Return the material exactly, first line through the line containing "import matplotlib.pyplot as plt", and nothing more. Pictures stay out.

-------------------------

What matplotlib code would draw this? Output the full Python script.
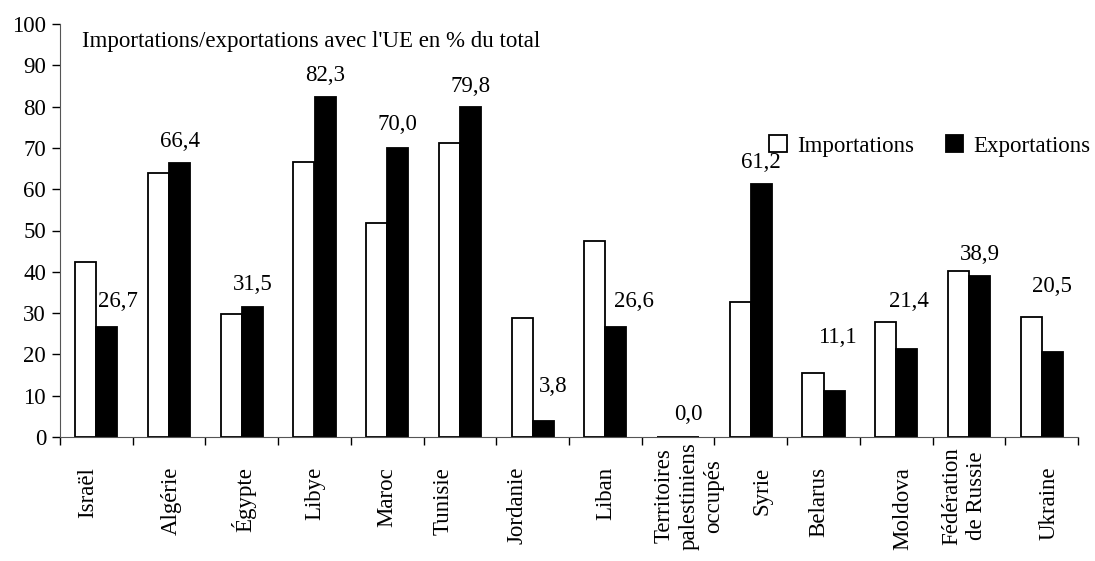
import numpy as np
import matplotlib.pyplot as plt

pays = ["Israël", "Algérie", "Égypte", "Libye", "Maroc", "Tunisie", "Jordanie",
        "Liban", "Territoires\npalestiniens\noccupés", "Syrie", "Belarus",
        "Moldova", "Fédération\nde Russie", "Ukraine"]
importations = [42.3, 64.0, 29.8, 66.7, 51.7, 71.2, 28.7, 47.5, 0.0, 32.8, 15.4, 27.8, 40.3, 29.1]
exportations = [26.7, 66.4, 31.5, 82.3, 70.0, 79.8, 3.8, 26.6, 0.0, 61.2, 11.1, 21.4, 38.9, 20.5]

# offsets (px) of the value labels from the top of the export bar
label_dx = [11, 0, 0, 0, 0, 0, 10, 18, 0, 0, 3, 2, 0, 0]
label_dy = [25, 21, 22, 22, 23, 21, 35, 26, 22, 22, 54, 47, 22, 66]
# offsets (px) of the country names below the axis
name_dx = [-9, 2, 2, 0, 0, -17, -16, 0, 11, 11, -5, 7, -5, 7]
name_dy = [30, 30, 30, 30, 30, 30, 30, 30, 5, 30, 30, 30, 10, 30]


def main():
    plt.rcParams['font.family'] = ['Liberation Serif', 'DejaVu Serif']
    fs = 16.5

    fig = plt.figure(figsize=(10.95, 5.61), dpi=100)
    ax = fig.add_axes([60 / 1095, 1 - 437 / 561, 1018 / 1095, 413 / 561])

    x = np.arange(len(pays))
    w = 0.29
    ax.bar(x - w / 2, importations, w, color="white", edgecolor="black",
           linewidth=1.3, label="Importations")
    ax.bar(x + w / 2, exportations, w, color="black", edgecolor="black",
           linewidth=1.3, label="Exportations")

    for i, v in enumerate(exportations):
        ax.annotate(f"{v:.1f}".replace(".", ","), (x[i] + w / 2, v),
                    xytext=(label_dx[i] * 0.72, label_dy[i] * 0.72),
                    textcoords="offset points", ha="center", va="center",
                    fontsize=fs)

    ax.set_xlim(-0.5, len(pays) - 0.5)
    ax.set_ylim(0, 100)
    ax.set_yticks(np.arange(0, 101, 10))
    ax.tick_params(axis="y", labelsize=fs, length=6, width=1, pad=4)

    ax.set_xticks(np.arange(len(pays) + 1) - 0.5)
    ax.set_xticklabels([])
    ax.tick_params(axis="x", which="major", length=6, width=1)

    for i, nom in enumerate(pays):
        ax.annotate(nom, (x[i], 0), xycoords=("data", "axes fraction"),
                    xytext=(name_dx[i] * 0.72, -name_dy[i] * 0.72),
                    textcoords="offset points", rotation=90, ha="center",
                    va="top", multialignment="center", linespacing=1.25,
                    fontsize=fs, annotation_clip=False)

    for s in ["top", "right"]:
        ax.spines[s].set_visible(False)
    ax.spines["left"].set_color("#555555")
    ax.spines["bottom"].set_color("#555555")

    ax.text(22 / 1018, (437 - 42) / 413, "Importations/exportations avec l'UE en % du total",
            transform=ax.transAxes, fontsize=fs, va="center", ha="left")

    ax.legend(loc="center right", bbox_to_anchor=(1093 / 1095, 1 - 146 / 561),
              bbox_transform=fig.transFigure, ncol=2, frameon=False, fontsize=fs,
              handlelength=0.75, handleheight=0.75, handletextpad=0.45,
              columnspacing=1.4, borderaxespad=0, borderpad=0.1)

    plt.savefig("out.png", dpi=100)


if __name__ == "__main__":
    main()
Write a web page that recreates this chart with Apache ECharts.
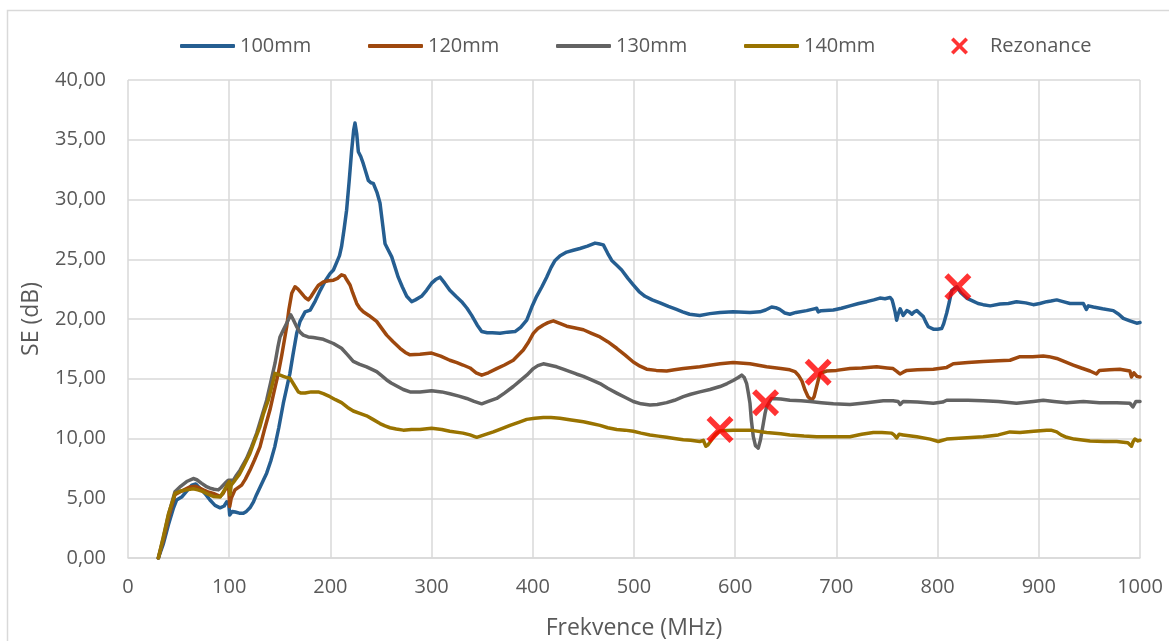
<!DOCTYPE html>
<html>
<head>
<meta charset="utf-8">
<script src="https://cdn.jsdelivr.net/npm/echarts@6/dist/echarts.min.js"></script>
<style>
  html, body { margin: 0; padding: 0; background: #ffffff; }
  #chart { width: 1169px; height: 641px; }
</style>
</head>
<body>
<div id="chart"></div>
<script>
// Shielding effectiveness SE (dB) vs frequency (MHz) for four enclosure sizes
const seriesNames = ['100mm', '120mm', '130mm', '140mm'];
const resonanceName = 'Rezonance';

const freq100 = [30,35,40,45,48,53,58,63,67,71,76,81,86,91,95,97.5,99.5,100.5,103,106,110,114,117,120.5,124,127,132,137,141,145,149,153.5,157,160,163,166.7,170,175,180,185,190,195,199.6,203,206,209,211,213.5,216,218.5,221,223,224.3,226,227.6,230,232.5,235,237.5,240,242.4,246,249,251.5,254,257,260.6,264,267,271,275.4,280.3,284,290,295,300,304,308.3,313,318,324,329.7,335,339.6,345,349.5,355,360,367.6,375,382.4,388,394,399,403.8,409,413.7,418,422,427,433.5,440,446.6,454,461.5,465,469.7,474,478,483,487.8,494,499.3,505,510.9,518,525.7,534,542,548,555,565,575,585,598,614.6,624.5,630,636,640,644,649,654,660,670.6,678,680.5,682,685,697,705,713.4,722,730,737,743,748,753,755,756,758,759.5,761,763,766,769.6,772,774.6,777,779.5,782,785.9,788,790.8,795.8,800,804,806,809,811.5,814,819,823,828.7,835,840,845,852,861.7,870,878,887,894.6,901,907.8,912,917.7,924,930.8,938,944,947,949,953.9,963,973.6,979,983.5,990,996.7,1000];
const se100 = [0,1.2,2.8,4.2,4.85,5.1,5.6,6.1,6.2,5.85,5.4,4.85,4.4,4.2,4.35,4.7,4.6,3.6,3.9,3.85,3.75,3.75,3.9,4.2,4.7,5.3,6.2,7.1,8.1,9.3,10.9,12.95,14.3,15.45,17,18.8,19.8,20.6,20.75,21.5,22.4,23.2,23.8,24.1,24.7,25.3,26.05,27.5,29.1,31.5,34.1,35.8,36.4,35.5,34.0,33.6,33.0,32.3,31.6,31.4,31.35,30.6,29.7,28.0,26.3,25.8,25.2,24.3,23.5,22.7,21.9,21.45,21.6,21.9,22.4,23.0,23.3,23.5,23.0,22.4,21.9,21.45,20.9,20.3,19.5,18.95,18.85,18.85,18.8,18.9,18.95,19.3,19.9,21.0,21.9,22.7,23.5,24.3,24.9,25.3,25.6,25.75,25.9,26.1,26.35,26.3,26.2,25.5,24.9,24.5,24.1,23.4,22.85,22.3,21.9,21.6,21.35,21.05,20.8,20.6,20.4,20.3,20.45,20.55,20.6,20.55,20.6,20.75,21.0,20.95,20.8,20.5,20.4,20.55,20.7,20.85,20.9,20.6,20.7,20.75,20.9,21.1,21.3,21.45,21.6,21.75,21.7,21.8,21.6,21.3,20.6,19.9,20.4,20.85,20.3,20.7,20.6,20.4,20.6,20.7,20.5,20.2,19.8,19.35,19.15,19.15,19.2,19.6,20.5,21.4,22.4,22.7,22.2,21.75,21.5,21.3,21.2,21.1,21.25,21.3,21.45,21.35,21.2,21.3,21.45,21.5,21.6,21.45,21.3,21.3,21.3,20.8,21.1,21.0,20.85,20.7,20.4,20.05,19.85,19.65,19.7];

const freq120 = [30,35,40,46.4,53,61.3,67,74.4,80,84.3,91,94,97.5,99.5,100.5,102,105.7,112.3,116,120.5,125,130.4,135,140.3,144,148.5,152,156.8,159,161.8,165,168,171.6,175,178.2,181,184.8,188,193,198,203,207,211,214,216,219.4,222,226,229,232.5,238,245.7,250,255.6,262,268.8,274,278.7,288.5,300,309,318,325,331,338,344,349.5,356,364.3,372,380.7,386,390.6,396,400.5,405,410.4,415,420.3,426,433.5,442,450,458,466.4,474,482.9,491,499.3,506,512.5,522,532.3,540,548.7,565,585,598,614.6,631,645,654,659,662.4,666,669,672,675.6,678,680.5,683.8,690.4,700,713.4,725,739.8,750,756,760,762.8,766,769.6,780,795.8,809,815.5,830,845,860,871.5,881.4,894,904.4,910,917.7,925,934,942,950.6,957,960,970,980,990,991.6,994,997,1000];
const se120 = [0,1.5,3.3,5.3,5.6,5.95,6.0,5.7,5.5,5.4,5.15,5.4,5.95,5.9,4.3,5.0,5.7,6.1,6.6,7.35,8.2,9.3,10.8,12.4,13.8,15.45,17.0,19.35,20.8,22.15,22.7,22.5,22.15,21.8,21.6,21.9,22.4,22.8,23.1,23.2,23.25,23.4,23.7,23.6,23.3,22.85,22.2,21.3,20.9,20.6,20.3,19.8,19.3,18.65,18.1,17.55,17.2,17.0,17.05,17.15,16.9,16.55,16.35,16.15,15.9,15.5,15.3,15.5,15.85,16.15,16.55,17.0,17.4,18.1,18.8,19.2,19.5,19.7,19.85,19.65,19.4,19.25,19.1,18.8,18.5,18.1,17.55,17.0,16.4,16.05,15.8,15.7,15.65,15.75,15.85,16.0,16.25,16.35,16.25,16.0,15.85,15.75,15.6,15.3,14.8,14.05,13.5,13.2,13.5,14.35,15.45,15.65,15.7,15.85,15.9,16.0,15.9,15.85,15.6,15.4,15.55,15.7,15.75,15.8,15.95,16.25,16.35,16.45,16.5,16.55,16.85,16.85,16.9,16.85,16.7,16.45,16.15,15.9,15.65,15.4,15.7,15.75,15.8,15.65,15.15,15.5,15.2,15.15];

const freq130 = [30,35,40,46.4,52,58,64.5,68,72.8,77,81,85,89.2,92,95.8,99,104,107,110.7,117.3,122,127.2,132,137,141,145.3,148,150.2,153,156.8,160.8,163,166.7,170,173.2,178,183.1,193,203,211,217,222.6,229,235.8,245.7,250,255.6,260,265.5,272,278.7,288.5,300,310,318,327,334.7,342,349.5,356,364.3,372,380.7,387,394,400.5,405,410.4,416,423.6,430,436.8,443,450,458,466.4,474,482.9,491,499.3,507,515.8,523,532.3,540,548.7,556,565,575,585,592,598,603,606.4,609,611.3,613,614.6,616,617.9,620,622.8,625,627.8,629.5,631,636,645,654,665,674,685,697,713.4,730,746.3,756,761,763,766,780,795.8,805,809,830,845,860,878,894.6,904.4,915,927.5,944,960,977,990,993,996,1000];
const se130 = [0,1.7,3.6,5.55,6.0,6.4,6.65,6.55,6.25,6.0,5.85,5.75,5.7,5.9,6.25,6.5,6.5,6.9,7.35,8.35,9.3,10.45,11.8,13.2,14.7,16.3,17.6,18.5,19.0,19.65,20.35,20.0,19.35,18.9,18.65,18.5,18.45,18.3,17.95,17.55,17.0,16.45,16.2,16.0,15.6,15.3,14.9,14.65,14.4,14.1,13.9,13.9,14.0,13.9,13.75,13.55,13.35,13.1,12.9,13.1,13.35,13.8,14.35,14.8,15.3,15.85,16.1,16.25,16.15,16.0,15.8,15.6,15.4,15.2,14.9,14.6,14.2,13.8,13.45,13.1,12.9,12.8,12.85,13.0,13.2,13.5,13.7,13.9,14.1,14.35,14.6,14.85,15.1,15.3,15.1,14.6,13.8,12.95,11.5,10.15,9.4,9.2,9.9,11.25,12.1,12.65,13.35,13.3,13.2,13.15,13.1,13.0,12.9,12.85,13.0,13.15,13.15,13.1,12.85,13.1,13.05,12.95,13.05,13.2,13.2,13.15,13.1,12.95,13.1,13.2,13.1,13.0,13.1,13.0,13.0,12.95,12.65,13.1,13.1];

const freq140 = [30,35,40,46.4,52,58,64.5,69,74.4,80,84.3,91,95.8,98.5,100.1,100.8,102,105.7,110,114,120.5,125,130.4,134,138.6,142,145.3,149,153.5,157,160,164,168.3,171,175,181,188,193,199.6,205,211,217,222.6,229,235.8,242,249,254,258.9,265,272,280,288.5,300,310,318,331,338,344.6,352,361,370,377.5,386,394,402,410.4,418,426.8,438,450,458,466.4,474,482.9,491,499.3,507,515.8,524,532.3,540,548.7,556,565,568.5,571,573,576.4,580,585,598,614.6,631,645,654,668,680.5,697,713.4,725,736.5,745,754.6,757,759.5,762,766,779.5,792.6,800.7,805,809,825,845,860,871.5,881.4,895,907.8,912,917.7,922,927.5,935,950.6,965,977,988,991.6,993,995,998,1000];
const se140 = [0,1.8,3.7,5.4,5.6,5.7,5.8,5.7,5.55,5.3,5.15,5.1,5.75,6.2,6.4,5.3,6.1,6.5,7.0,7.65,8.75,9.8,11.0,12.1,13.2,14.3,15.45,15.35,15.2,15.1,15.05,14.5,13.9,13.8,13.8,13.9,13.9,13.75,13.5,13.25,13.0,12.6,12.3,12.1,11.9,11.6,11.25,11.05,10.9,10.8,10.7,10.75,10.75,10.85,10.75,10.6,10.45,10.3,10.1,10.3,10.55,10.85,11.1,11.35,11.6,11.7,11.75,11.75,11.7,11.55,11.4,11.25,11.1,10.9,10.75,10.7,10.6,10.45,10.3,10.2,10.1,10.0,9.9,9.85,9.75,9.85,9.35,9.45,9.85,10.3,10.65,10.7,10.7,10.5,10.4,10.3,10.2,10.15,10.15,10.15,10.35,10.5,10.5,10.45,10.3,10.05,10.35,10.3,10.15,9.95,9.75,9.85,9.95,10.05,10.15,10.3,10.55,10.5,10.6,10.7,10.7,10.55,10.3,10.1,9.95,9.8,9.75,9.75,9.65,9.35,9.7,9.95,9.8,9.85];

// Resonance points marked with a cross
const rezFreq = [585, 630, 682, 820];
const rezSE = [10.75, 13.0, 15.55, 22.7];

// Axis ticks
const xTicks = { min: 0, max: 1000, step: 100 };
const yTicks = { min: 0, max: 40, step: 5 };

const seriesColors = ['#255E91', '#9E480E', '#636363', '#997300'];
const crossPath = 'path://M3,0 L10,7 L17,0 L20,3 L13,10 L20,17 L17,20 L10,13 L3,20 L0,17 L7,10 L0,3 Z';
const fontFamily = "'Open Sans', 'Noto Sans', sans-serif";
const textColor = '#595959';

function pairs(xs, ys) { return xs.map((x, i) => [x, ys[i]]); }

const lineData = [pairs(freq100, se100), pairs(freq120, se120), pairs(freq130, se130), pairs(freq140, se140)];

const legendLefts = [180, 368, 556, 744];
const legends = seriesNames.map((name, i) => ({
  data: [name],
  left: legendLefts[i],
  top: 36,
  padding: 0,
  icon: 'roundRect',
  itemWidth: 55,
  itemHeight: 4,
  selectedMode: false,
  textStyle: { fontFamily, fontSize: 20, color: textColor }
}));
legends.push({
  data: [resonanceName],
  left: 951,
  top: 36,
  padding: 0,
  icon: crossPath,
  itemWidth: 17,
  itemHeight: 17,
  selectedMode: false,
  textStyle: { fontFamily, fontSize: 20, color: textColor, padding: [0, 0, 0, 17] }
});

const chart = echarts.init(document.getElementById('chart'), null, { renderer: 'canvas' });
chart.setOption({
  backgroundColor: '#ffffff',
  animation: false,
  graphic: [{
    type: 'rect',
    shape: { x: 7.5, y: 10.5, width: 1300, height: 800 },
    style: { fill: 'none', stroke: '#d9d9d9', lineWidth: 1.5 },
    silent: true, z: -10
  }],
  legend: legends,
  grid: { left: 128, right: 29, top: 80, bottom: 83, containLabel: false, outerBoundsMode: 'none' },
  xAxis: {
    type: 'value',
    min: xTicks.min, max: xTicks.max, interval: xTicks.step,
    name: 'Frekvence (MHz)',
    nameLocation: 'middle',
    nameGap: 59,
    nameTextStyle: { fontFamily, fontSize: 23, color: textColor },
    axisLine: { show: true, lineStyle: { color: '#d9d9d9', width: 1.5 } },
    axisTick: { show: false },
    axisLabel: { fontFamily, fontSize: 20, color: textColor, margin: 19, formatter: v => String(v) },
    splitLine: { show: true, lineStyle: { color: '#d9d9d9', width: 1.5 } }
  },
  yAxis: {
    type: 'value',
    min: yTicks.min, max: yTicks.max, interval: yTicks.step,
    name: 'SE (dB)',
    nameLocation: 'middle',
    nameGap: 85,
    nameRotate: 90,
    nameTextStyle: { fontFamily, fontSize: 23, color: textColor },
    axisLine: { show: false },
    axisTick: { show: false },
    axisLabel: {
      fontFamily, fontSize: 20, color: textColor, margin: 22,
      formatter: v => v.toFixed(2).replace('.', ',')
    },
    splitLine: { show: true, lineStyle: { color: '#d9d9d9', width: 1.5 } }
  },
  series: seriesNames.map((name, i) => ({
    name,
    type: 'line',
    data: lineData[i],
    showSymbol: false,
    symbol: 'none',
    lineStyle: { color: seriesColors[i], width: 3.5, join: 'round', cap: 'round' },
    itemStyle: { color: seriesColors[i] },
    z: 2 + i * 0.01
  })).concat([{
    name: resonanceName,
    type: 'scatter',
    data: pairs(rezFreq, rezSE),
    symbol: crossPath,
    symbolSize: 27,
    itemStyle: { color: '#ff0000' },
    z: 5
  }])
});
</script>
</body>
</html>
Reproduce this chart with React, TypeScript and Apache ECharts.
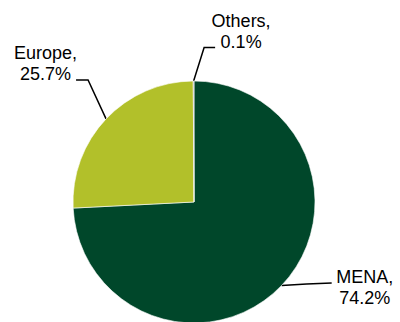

-------------------------

Output
What matplotlib code would draw this? Output the full Python script.
import numpy as np
import matplotlib.pyplot as plt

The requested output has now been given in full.